The width varies, alternately pinching and swelling. There are areas of breakdown, some early, some recent, with scattered debris piles. There is a layer of sand fill deposited and rearranged by wind currents and water (both of which are absent on the Moon, but at work on Mars). The Geological survey was done by Stephen L. Gillett, a consulting geologist now in Carson City, Nevada. Steve is a member of Seattle L5 and longtime reader and sometime contributor to MMM.

Century West Engineering of Bend did the engineering analysis. A series of borings shows the roof to be generally from 10 to 20 feet thick with 7-19 ft of hard basalt overlain by 0-3 ft of loose soil. Except for a few transverse cooling cracks, the ceiling is relatively intact and rock quality analysis shows the roof should support from 2-60 tons suspended weight per linear foot, depending on the varying roof thickness and the presence or absence of fractures.

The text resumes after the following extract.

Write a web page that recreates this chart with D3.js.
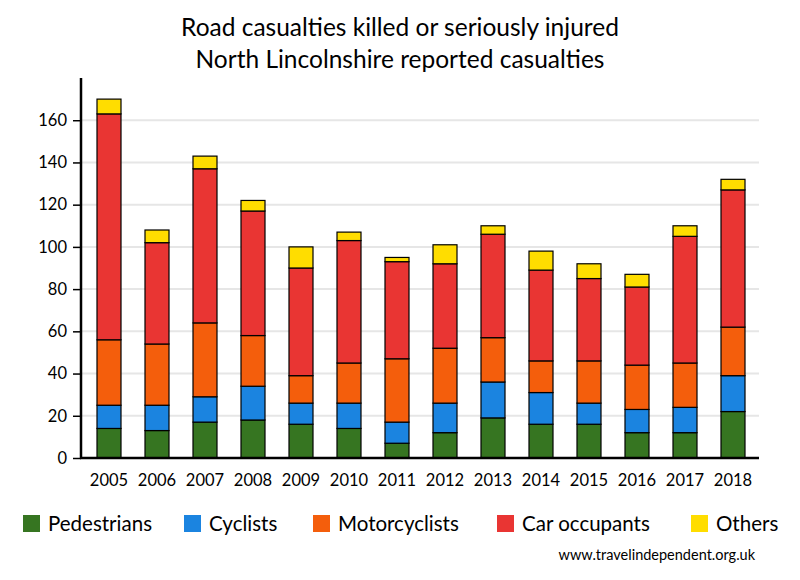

For this purpose, a system of rock bolts will do. In some weak areas, roof-shoring supports are advised. There is an estimated 6000-7500 cubic yards of sand fill on the floor ranging from 0-6 ft thick as measured by a series of hand-auger holes. This could be removed, if desired, by vacuuming. Rock debris could be removed, if and where desired, by back hoe or by hoists through openings made in the roof, thereafter available for installation of equipment. The shape of surface terrain was also surveyed. Development of the future Oregon Moonbase facility may include some removal of sand and debris, stabilization of some weak roof areas, and some excavations into the basalt walls, floor, and roof.

The USER SURVEY was returned by 33 interested parties (out of 300 addressees). Proposed uses include simulations of automated and crewed Moon and Mars missions, expedition design, testing and demonstration of base systems and subsystems (shelter and habitat, life support, power and control systems, surface systems), resource development, geological and planetological studies, and education. Potential users include NASA, aerospace industry professionals, educators and consultants. Most users indicated the similarity to expected lunar & Martian conditions (verisimilitude) outweighed the remoteness of the proposed facility.

An analysis of user needs indicates "the proposed facility should focus on two main areas: surface/subsurface/subsurface-equipment interaction (construction and excavation techniques, transportation, access) and integration." Short-com-ings include the lack of vacuum and lunar 1/6th gravity, about which nothing can be done, and the lack of a lunar dayspan/nightspan cycle, which can be easily simulated underground as needed. As many groups wish to work with full-scale habitation and life-support systems, the facility must provide adequate support systems (power, water) upfront. Eventually, permanent habitation modules will be desirable for on-site housing of the user personnel. As the facility develops, the educational potential will grow with it, from YA mission simulations to public tours and professional seminars.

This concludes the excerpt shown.